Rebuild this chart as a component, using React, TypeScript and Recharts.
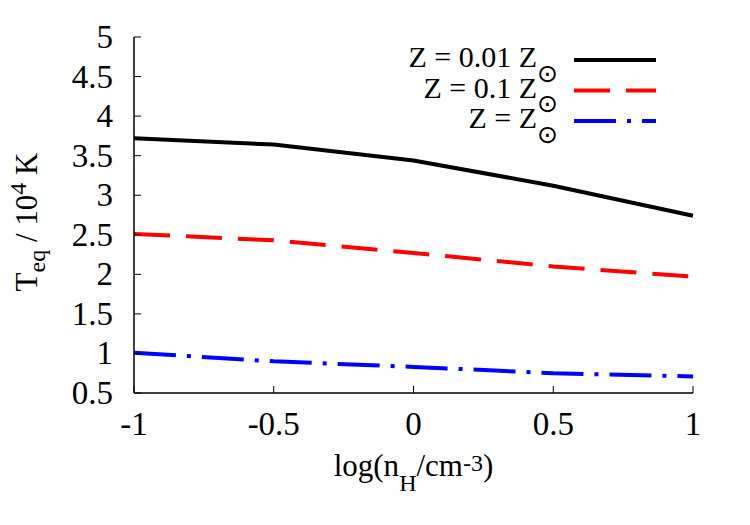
import React from "react";
import { LineChart, Line, XAxis, YAxis, Legend, Label } from "recharts";

// log(n_H / cm^-3) sample points
const logN = [-1, -0.5, 0, 0.5, 1];
// T_eq in units of 1e4 K
const tEqLowZ = [3.72, 3.64, 3.44, 3.12, 2.74];
const tEqMidZ = [2.51, 2.43, 2.27, 2.1, 1.97];
const tEqSolarZ = [1.01, 0.9, 0.83, 0.75, 0.71];

const xTicks = [-1, -0.5, 0, 0.5, 1];
const yTicks = [0.5, 1, 1.5, 2, 2.5, 3, 3.5, 4, 4.5, 5];
const legendLabels = ["Z = 0.01 Z", "Z = 0.1 Z", "Z = Z"];

const data = logN.map((x, i) => ({
  x,
  low: tEqLowZ[i],
  mid: tEqMidZ[i],
  solar: tEqSolarZ[i],
}));

const series = [
  { key: "low", label: legendLabels[0], color: "#000000", dash: undefined as string | undefined },
  { key: "mid", label: legendLabels[1], color: "#ff0000", dash: "36 16" },
  { key: "solar", label: legendLabels[2], color: "#0000ff", dash: "42 11 4 11" },
];

const FONT = "Liberation Serif, Times New Roman, serif";
const TICK_FONT = 33;
const LABEL_FONT = 31;
const LEGEND_FONT = 30;
const TICK_LEN = 7;

const txt = (size: number) => ({ fontFamily: FONT, fontSize: size });

const BottomTick = (props: any) => {
  const { x, y, payload } = props;
  return (
    <g>
      <line x1={x} y1={y} x2={x} y2={y - TICK_LEN} stroke="#000" />
      <text x={x} y={y + 42} textAnchor="middle" style={txt(TICK_FONT)} fill="#000">
        {String(payload.value)}
      </text>
    </g>
  );
};

const LeftTick = (props: any) => {
  const { x, y, payload } = props;
  return (
    <g>
      <line x1={x} y1={y} x2={x + TICK_LEN} y2={y} stroke="#000" />
      <text x={x - 21} y={y + 11} textAnchor="end" style={txt(TICK_FONT)} fill="#000">
        {String(payload.value)}
      </text>
    </g>
  );
};

const TopTick = (props: any) => {
  const { x, y } = props;
  return <line x1={x} y1={y} x2={x} y2={y + TICK_LEN} stroke="#000" />;
};

const RightTick = (props: any) => {
  const { x, y } = props;
  return <line x1={x} y1={y} x2={x - TICK_LEN} y2={y} stroke="#000" />;
};

const XLabel = (props: any) => {
  const vb = props.viewBox;
  return (
    <text x={vb.x + vb.width / 2} y={vb.y + 83} textAnchor="middle" style={txt(LABEL_FONT)} fill="#000">
      <tspan>log(n</tspan>
      <tspan dy={15} style={{ fontSize: 24 }}>H</tspan>
      <tspan dy={-15}>/cm</tspan>
      <tspan dy={-5} style={{ fontSize: 24 }}>-3</tspan>
      <tspan dy={5}>)</tspan>
    </text>
  );
};

const YLabel = () => {
  const cx = 37;
  const cy = 222;
  return (
    <text x={cx} y={cy} textAnchor="middle" transform={`rotate(-90 ${cx} ${cy})`} style={txt(LABEL_FONT)} fill="#000">
      <tspan>T</tspan>
      <tspan dy={8} style={{ fontSize: 24 }}>eq</tspan>
      <tspan dy={-8}> / 10</tspan>
      <tspan dy={-11} style={{ fontSize: 24 }}>4</tspan>
      <tspan dy={11}> K</tspan>
    </text>
  );
};

const LegendBox = () => (
  <svg width={320} height={125}>
    {series.map((s, i) => {
      const base = 27 + i * 30.5;
      return (
        <g key={s.key}>
          <text x={157} y={base} textAnchor="end" style={txt(LEGEND_FONT)} fill="#000">
            {s.label}
          </text>
          <text
            x={157}
            y={base + 6}
            dominantBaseline="central"
            textAnchor="start"
            style={{ fontSize: 25, fontFamily: "DejaVu Sans, sans-serif" }}
            fill="#000"
          >
            ⊙
          </text>
          <line x1={194} x2={276} y1={base - 7} y2={base - 7} stroke={s.color} strokeWidth={4} strokeDasharray={s.dash} />
        </g>
      );
    })}
  </svg>
);

const App: React.FC = () => {
  return (
    <div style={{ position: "absolute", left: 0, top: 0, background: "#fff" }}>
      <LineChart width={750} height={525} data={data} margin={{ top: 37, right: 57, left: 64, bottom: 82 }}>
        <XAxis
          xAxisId="bottom"
          dataKey="x"
          type="number"
          domain={[-1, 1]}
          ticks={xTicks}
          interval={0}
          height={50}
          tickSize={0}
          tickMargin={0}
          tickLine={false}
          tick={<BottomTick />}
          axisLine={{ stroke: "#000", strokeWidth: 1.5 }}
        >
          <Label content={<XLabel />} />
        </XAxis>
        <XAxis
          xAxisId="top"
          orientation="top"
          type="number"
          domain={[-1, 1]}
          ticks={xTicks}
          interval={0}
          height={0}
          tickSize={0}
          tickMargin={0}
          tickLine={false}
          tick={<TopTick />}
          axisLine={{ stroke: "#000", strokeWidth: 1.5 }}
        />
        <YAxis
          yAxisId="left"
          type="number"
          domain={[0.5, 5]}
          ticks={yTicks}
          interval={0}
          width={70}
          tickSize={0}
          tickMargin={0}
          tickLine={false}
          tick={<LeftTick />}
          axisLine={{ stroke: "#000", strokeWidth: 1.5 }}
        >
          <Label content={<YLabel />} />
        </YAxis>
        <YAxis
          yAxisId="right"
          orientation="right"
          type="number"
          domain={[0.5, 5]}
          ticks={yTicks}
          interval={0}
          width={0}
          tickSize={0}
          tickMargin={0}
          tickLine={false}
          tick={<RightTick />}
          axisLine={{ stroke: "#000", strokeWidth: 1.5 }}
        />
        <Legend
          layout="horizontal"
          verticalAlign="middle"
          align="center"
          wrapperStyle={{ position: "absolute", left: 380, top: 40, width: 320, height: 125 }}
          content={<LegendBox />}
        />
        {series.map((s) => (
          <Line
            key={s.key}
            xAxisId="bottom"
            yAxisId="left"
            type="linear"
            dataKey={s.key}
            name={s.label}
            stroke={s.color}
            strokeWidth={4}
            strokeDasharray={s.dash}
            dot={false}
            activeDot={false}
            isAnimationActive={false}
          />
        ))}
      </LineChart>
    </div>
  );
};

export default App;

★ ★ ★

[What the task requires] Leave the pictures out and please restate exactly the lines running from the start of the material through the one with "const TICK_LEN = 7;".

[Solved problem]
Rebuild this chart as a component, using React, TypeScript and Recharts.
import React from "react";
import { LineChart, Line, XAxis, YAxis, Legend, Label } from "recharts";

// log(n_H / cm^-3) sample points
const logN = [-1, -0.5, 0, 0.5, 1];
// T_eq in units of 1e4 K
const tEqLowZ = [3.72, 3.64, 3.44, 3.12, 2.74];
const tEqMidZ = [2.51, 2.43, 2.27, 2.1, 1.97];
const tEqSolarZ = [1.01, 0.9, 0.83, 0.75, 0.71];

const xTicks = [-1, -0.5, 0, 0.5, 1];
const yTicks = [0.5, 1, 1.5, 2, 2.5, 3, 3.5, 4, 4.5, 5];
const legendLabels = ["Z = 0.01 Z", "Z = 0.1 Z", "Z = Z"];

const data = logN.map((x, i) => ({
  x,
  low: tEqLowZ[i],
  mid: tEqMidZ[i],
  solar: tEqSolarZ[i],
}));

const series = [
  { key: "low", label: legendLabels[0], color: "#000000", dash: undefined as string | undefined },
  { key: "mid", label: legendLabels[1], color: "#ff0000", dash: "36 16" },
  { key: "solar", label: legendLabels[2], color: "#0000ff", dash: "42 11 4 11" },
];

const FONT = "Liberation Serif, Times New Roman, serif";
const TICK_FONT = 33;
const LABEL_FONT = 31;
const LEGEND_FONT = 30;
const TICK_LEN = 7;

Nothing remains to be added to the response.